BTW, this month marks the 91st anniversary of JFK’s birth. I prefer to think of him now, rather than on the anniversary of his death in November. It seems that his assassination has overshadowed his life, which is too bad, because it was quite a life.
1. An Unfinished Life by Robert Dallek. A serious look at his life and presidency. Dallek – a respected LBJ scholar who is very familiar with these times – takes pains to put everything in the proper, and fair, context. Civil rights, Russia and Cuba (both the Missile Crisis and the Bay of Pigs), the race to the moon … it’s all here, including Kennedy’s enduring legacy, which Dallek movingly writes continues “to speak to our better angels.”
2. JFK: Reckless Youth by Nigel Hamilton. How I love this book! Taking us from Brookline to Congress, it’s a “warts-and-all” portrait of the boy who became the man. (There are so many warts that the Kennedy family now regrets giving the author access and, regrettably, plans for the second volume have been abandoned.) Yes, there’s the affair with “Inga Binga.” His relationship with his family is explored – especially enlightening was the tension between mother and son. JFK and Rose seemed to be very gifted at annoying and disappointing one another. His pre-war trip to Europe is examined extensively, as are his Navy heroics. But most moving were his illnesses and the pain and loneliness he learned, at a very young age, to live with. This book taught me that no matter how good a life looks from the outside, you have no idea how it feels on the inside.

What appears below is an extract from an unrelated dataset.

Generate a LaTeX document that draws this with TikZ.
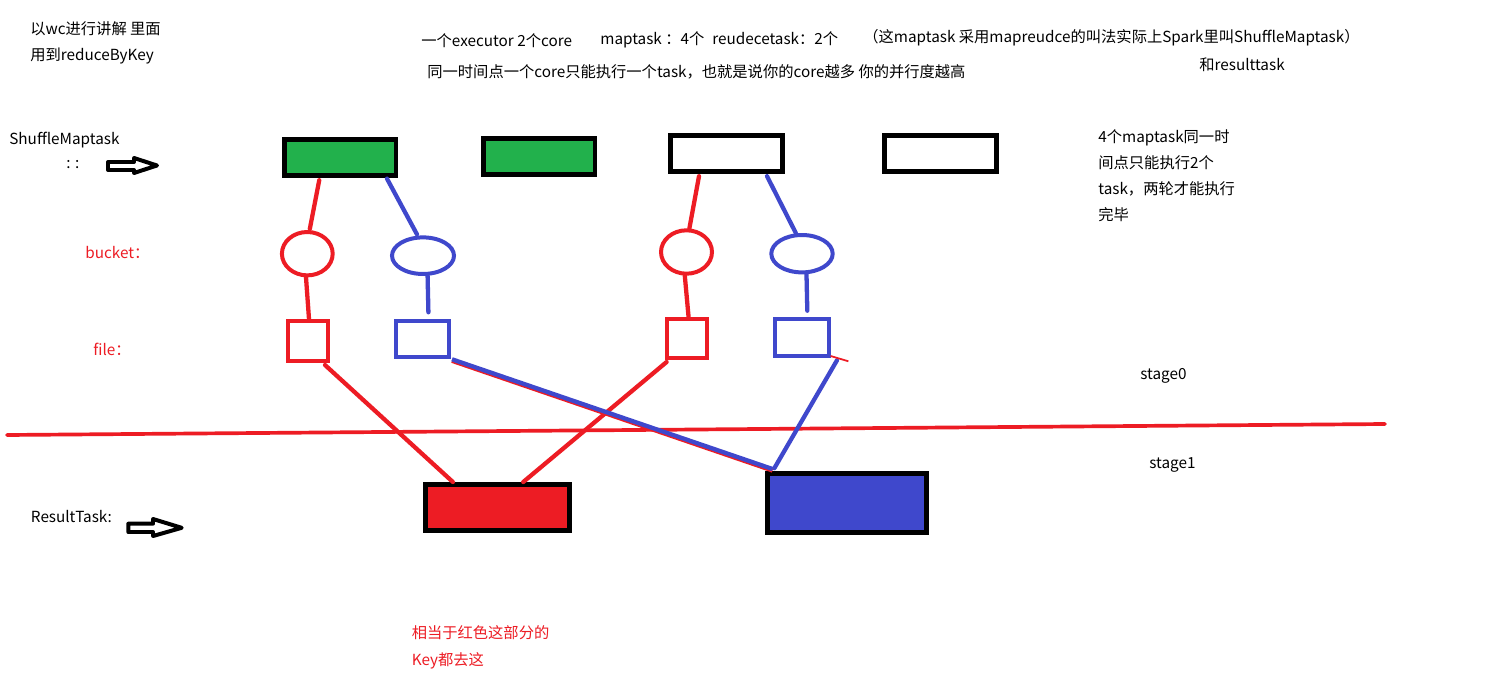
\documentclass[tikz,border=0pt]{standalone}
\usepackage{fontspec}
\setmainfont{Noto Sans CJK SC}
\usetikzlibrary{shapes.geometric,calc}
\definecolor{pgreen}{HTML}{22B14C}
\definecolor{pred}{HTML}{ED1C24}
\definecolor{pblue}{HTML}{3F48CC}
\begin{document}
\begin{tikzpicture}[x=0.02cm,y=-0.02cm,
  tx/.style={anchor=west,inner sep=0pt,font=\fontsize{8.7pt}{10pt}\selectfont,text height=7.2pt,text depth=1.4pt},
  rtx/.style={tx,text=pred},
  box/.style={draw=black,line width=2.83pt,rectangle,inner sep=0pt},
  rshape/.style={draw=pred,line width=2.27pt,inner sep=0pt},
  bshape/.style={draw=pblue,line width=2.27pt,inner sep=0pt},
  rline/.style={draw=pred,line width=2.44pt,line cap=round},
  bline/.style={draw=pblue,line width=2.44pt,line cap=round},
  harrow/.style={draw=black,fill=white,line width=2.27pt,line join=round}
]
\useasboundingbox[fill=white] (0,0) rectangle (1486,682);

% texts
\node[tx] (t1) at (30,29) {以wc进行讲解 里面};
\node[tx] (t2) at (30,55) {用到reduceByKey};
\node[tx] (t3) at (421,41) {一个executor 2个core};
\node[tx] (t4) at (600,39) {maptask ：4个};
\node[tx] (t5) at (712,39) {reudecetask：2个};
\node[tx] (t6) at (863,37.5) {（这maptask 采用mapreudce的叫法实际上Spark里叫ShuffleMaptask）};
\node[tx] (t7) at (427,72) {同一时间点一个core只能执行一个task，也就是说你的core越多 你的并行度越高};
\node[tx] (t8) at (1199,65.7) {和resulttask};
\node[tx] (r1) at (1098,137.3) {4个maptask同一时};
\node[tx] (r2) at (1098,163.3) {间点只能执行2个};
\node[tx] (r3) at (1098,189.3) {task，两轮才能执行};
\node[tx] (r4) at (1098,215) {完毕};
\node[tx] (sm) at (9,139) {ShuffleMaptask};
\node[tx] (cc) at (66,163) {: :};
\node[rtx] (bk) at (85,253) {bucket：};
\node[rtx] (fl) at (93,350) {file：};
\node[tx] (st0) at (1140,374) {stage0};
\node[tx] (st1) at (1149,463) {stage1};
\node[tx] (rt) at (30.6,517) {ResultTask:};
\node[rtx] (n1) at (411.4,633.3) {相当于红色这部分的};
\node[rtx] (n2) at (411.4,660) {Key都去这};

% hollow arrows
\draw[harrow] (108,162) -- (134,162) -- (134,158) -- (157,165.5) -- (134,173) -- (134,170) -- (108,170) -- cycle;
\draw[harrow] (128.3,523.7) -- (153,523.7) -- (153,519) -- (181.7,527.8) -- (153,536) -- (153,532) -- (128.3,532) -- cycle;

% task boxes
\node[box,fill=pgreen,minimum width=2.23cm,minimum height=0.714cm] (g1) at (340.25,157.35) {};
\node[box,fill=pgreen,minimum width=2.226cm,minimum height=0.72cm] (g2) at (539.35,156.2) {};
\node[box,fill=white,minimum width=2.234cm,minimum height=0.714cm] (w3) at (726.35,153.35) {};
\node[box,fill=white,minimum width=2.24cm,minimum height=0.714cm] (w4) at (940.5,153.65) {};
\node[box,fill=pred,minimum width=2.878cm,minimum height=0.926cm] (rb) at (497.35,507.65) {};
\node[box,fill=pblue,minimum width=3.172cm,minimum height=1.174cm] (bb) at (846.8,502.85) {};

% buckets
\node[rshape,ellipse,minimum width=1.016cm,minimum height=0.868cm] (c1) at (307.3,253.7) {};
\node[bshape,ellipse,minimum width=1.24cm,minimum height=0.732cm] (e1) at (423,255.7) {};
\node[rshape,ellipse,minimum width=1.02cm,minimum height=0.868cm] (c2) at (686.5,252) {};
\node[bshape,ellipse,minimum width=1.228cm,minimum height=0.748cm] (e2) at (802,253.7) {};

% files
\node[rshape,rectangle,minimum width=0.794cm,minimum height=0.806cm] (s1) at (307.85,341.15) {};
\node[bshape,rectangle,minimum width=1.068cm,minimum height=0.726cm] (b1) at (422.7,339.15) {};
\node[rshape,rectangle,minimum width=0.79cm,minimum height=0.774cm] (s2) at (686.75,338.65) {};
\node[bshape,rectangle,minimum width=1.076cm,minimum height=0.734cm] (b2) at (802.1,337.35) {};

% free ends
\coordinate (f1) at ($(b1.north)+(5.7,-6.7)$);
\coordinate (f2) at ($(b2.north)+(5.2,-6.3)$);
\coordinate (sl) at (7,435);
\coordinate (sr) at (1385,424);

% connectors: task -> bucket
\draw[rline] ($(g1.south)+(-21,2.5)$) -- ($(c1.north)+(2.5,-1)$);
\draw[bline] ($(g1.south)+(46.75,1)$) -- ($(e1.north)+(-6,-1)$);
\draw[rline] ($(w3.south)+(-27.35,2.5)$) -- ($(c2.north)+(2.9,0)$);
\draw[bline] ($(w3.south)+(40.65,2.5)$) -- ($(e2.north)+(-6.2,0)$);
% bucket -> file
\draw[rline] ($(c1.south)+(-1.3,0)$) -- ($(s1.north)+(1.15,0)$);
\draw[bline] ($(e1.south)+(4.6,0)$) -- (f1);
\draw[rline] ($(c2.south)+(-1.7,0)$) -- ($(s2.north)+(1.85,0)$);
\draw[bline] ($(e2.south)+(4.5,0)$) -- (f2);

% stage line
\draw[draw=pred,line width=2.1pt,line cap=round] (sl) -- (sr);

% file -> result task
\draw[rline] ($(s1.south east)+(-4.7,1.7)$) -- ($(rb.north)+(-44.45,0)$);
\draw[rline] ($(s2.south west)+(1.6,2)$) -- ($(rb.north)+(25.85,0)$);
\draw[draw=pred,line width=2.44pt] ($(b1.south east)+(0.6,1.5)$) -- ($(bb.north west)+(7.5,-0.5)$);
\draw[bline,line cap=butt] ($(b1.south east)+(0.6,0)$) -- ($(bb.north west)+(7.5,-2)$);
\draw[bline] ($(b2.south east)+(6,2.6)$) -- ($(bb.north west)+(9.3,-2.8)$);
\draw[draw=pred,line width=1pt] ($(b2.south east)+(-0.4,-1.7)$) -- ($(b2.south east)+(17.4,3.6)$);
\end{tikzpicture}
\end{document}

3. A Thousand Days by Arthur Schlessinger. Written in 1965, before many of the salacious details of JFK’s personal life were well known, this is still a valuable and important read. Schlessinger was a member of the Kennedy inner circle, and he makes us feel as though we know what it was like in the Oval Office. But again, if you’re looking for tales of naked swimming parties or sex sessions with Marilyn Monroe, this is NOT the book for you.
4. Conversations with Kennedy by Ben Bradlee. A famous journalist recalls his close friendship with his most famous buddy. A joy to read. There’s a lot of machismo on these pages – in the 1960s, these two WWII vets believed they’d done exceptionally well for themselves (one was editor of Newsweek, the other was, well, Leader of the Free World). A personal, affectionate, yet very credible portrait.
5. President Kennedy: A Profile in Power by Richard Reeves. The JFK that emerges from these pages is a consummate politician. Free of ideology or emotion, but with charisma and drive to spare, Reeves’ Kennedy evolves from a mediocre Senator to a good-enough President who kept cool during crises. Did I like this book? Not really. But reading it has given me a more balanced portrait of the man.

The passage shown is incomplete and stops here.